Ahora las cosas han cambiado. En Latinoamérica, como consecuencia del fracaso económico, político, social y moral del neoliberalismo, aumentan los gobiernos incuestionablemente democráticos y progresistas que dan a sus programas compromiso social y perspectiva nacional. México, en un movimiento regresivo respecto de su propia historia, ha sido colocado en la extrema derecha de la región latinoamericana y ha sido aquí -impensablemente aquí- donde se ha producido un golpe de Estado: una operación destinada a preservar el poder establecido, transgresora de las normas constitucionales, llevada a cabo por órganos del mismo Estado con la participación o tolerancia de los aparatos de fuerza, destinada a imponer un gobierno de hecho sobre la sociedad y en contra de la voluntad y los intereses populares.
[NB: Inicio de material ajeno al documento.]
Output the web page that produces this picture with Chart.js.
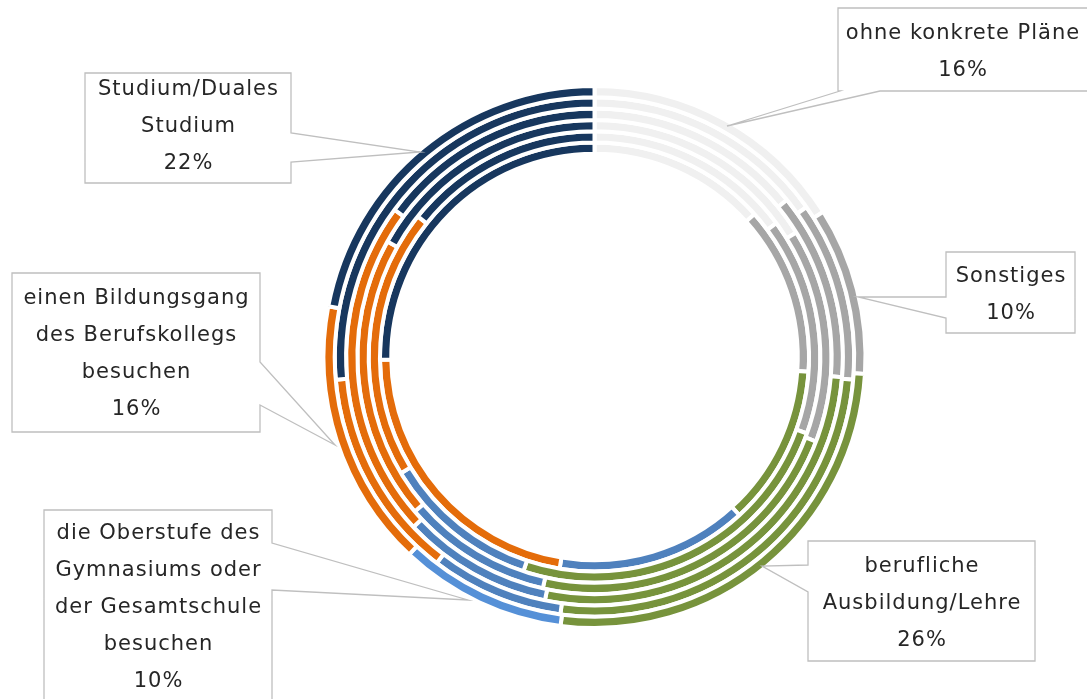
<!DOCTYPE html>
<html>
<head>
<meta charset="utf-8">
<script src="https://cdn.jsdelivr.net/npm/chart.js@4.4.1/dist/chart.umd.min.js"></script>
<style>
  html, body { margin: 0; padding: 0; background: #fff; }
  #wrap { width: 1087px; height: 699px; position: relative; }
</style>
</head>
<body>
<div id="wrap"><canvas id="chart" width="1087" height="699"></canvas></div>
<script>
// categories, clockwise from 12 o'clock
const categories = [
  "ohne konkrete Pläne",
  "Sonstiges",
  "berufliche Ausbildung/Lehre",
  "die Oberstufe des Gymnasiums oder der Gesamtschule besuchen",
  "einen Bildungsgang des Berufskollegs besuchen",
  "Studium/Duales Studium"
];

// one array per ring, outer ring first (values in %)
const ring1 = [16, 10, 26, 10, 16, 22];
const ring2 = [15.2, 11.2, 25.7, 8.3, 13.2, 26.4];
const ring3 = [14.1, 12.2, 26.9, 9.8, 22.1, 14.9];
const ring4 = [16.2, 14.6, 22.7, 10.2, 19.4, 16.9];
const ring5 = [14.9, 15.6, 24.6, 11.3, 19.3, 14.3];
const ring6 = [13.4, 12.7, 12.1, 14.4, 22.2, 25.2];

const colors = ["#F0F0F0", "#A6A6A6", "#77933C", "#4F81BD", "#E46C0A", "#17375E"];
const outerColors = ["#F0F0F0", "#A6A6A6", "#77933C", "#5590D7", "#E46C0A", "#17375E"];

const rings = [ring1, ring2, ring3, ring4, ring5, ring6];

// callout boxes (label text for the outer ring)
const callouts = [
  { lines: ["ohne konkrete Pläne"], idx: 0, box: [838, 8, 1092, 91], side: "bottom", base: [840, 880], tip: [727, 126], dy: 3 },
  { lines: ["Sonstiges"], idx: 1, box: [946, 252, 1075, 333], side: "left", base: [297, 318], tip: [858, 297], dy: 3 },
  { lines: ["berufliche", "Ausbildung/Lehre"], idx: 2, box: [808, 541, 1035, 661], side: "left", base: [565, 592], tip: [762, 566], dy: 3 },
  { lines: ["die Oberstufe des", "Gymnasiums oder", "der Gesamtschule", "besuchen"], idx: 3, box: [44, 510, 272, 701], side: "right", base: [543, 590], tip: [468, 600], dy: 2 },
  { lines: ["einen Bildungsgang", "des Berufskollegs", "besuchen"], idx: 4, box: [12, 273, 260, 432], side: "right", base: [362, 405], tip: [335, 445], dy: 2 },
  { lines: ["Studium/Duales", "Studium"], idx: 5, box: [85, 73, 291, 183], side: "right", base: [133, 162], tip: [420, 152], dy: -1 }
];

const calloutPlugin = {
  id: "callouts",
  afterDraw(chart) {
    const ctx = chart.ctx;
    ctx.save();
    ctx.font = "21px 'DejaVu Sans'";
    ctx.letterSpacing = "1px";
    ctx.textAlign = "center";
    ctx.textBaseline = "middle";
    callouts.forEach(c => {
      const [x1, y1, x2, y2] = c.box;
      ctx.beginPath();
      ctx.moveTo(x1, y1);
      ctx.lineTo(x2, y1);
      if (c.side === "right") {
        ctx.lineTo(x2, c.base[0]);
        ctx.lineTo(c.tip[0], c.tip[1]);
        ctx.lineTo(x2, c.base[1]);
      }
      ctx.lineTo(x2, y2);
      if (c.side === "bottom") {
        ctx.lineTo(c.base[1], y2);
        ctx.lineTo(c.tip[0], c.tip[1]);
        ctx.lineTo(c.base[0], y2);
      }
      ctx.lineTo(x1, y2);
      if (c.side === "left") {
        ctx.lineTo(x1, c.base[1]);
        ctx.lineTo(c.tip[0], c.tip[1]);
        ctx.lineTo(x1, c.base[0]);
      }
      ctx.closePath();
      ctx.strokeStyle = "#BFBFBF";
      ctx.lineWidth = 1.3;
      ctx.stroke();

      // label lines plus the outer ring value, centred in the box
      const texts = c.lines.concat([Math.round(ring1[c.idx]) + "%"]);
      const cx = (x1 + Math.min(x2, 1087)) / 2 + 0.5;
      const lh = 37;
      const top = (y1 + y2) / 2 - (texts.length - 1) * lh / 2 + c.dy;
      ctx.fillStyle = "#262626";
      texts.forEach((t, i) => ctx.fillText(t, cx, top + i * lh));
    });
    ctx.restore();
  }
};

new Chart(document.getElementById("chart").getContext("2d"), {
  type: "doughnut",
  data: {
    labels: categories,
    datasets: rings.map((r, i) => ({
      data: r,
      backgroundColor: i === 0 ? outerColors : colors,
      borderColor: "#ffffff",
      borderWidth: 4
    }))
  },
  options: {
    responsive: false,
    animation: false,
    radius: 271,
    cutout: "75%",
    layout: { padding: { left: 102, right: 0, top: 15, bottom: 0 } },
    plugins: {
      legend: { display: false },
      tooltip: { enabled: false }
    }
  },
  plugins: [calloutPlugin]
});
</script>
</body>
</html>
De ello resulta un gobierno en los hechos, un gobierno de facto.

No obstante lo anterior, las fuerzas armadas de México tienen origen popular. Su pie veterano surgió de los hombres que integraron el ejército constitucionalista que combatió al usurpador y de otras fuerzas revolucionarias. Todavía hoy se nutre de tropa y oficialidad proveniente de las clases populares. Entre los jefes y generales se oye la explicación -a veces en tono de queja- de que la mayoría de los jóvenes que se inscriben en los planteles militares no lo hacen guiados por una clara vocación castrense, sino porque la educación militar es todavía una opción para los pobres: ofrece casa, comida, sustento, carrera y movilidad social. Es por eso que los soldados mexicanos, junto a la educación castrense, reciben la formación patriótica; inculcada por la doctrina, pero sustentada en el origen de clase.

La doctrina militar no es la invención de un iluminado: es una extracción de la historia, y del conocimiento de la actualidad que apunta al cumplimiento de los objetivos que se espera alcanzar. En el caso de México, en los niveles doctrinarios más altos están el patriotismo, la lealtad, el valor, la disciplina, la obediencia, la preparación y la superación profesional. Esos valores se cultivan, tanto en el nivel institucional como en el personal, mediante la recordación de los episodios que les dan origen, el reconocimiento de los actos que los reiteran y el reforzamiento conceptual metódico y sistemático. Es necesario completarlos y actualizarlos.

La lealtad al presidente fue un gran avance de la doctrina militar mexicana, pero ahora, en las circunstancias actuales de México, de nuestra América y del mundo, la institución castrense nuevamente debe dar un paso al frente y elevar esa lealtad a la República, a la Constitución, a la democracia y, en suma, a la nación mexicana.

El poder del gobierno de facto proviene de las instituciones. El poder legítimo surge del pueblo. El Presidente Legítimo de México fue investido por el pueblo; el señor Calderón, elevado por la oligarquía, fue también socorrido por los generales, sin cuyo respaldo no hubiera sido posible la toma de posesión.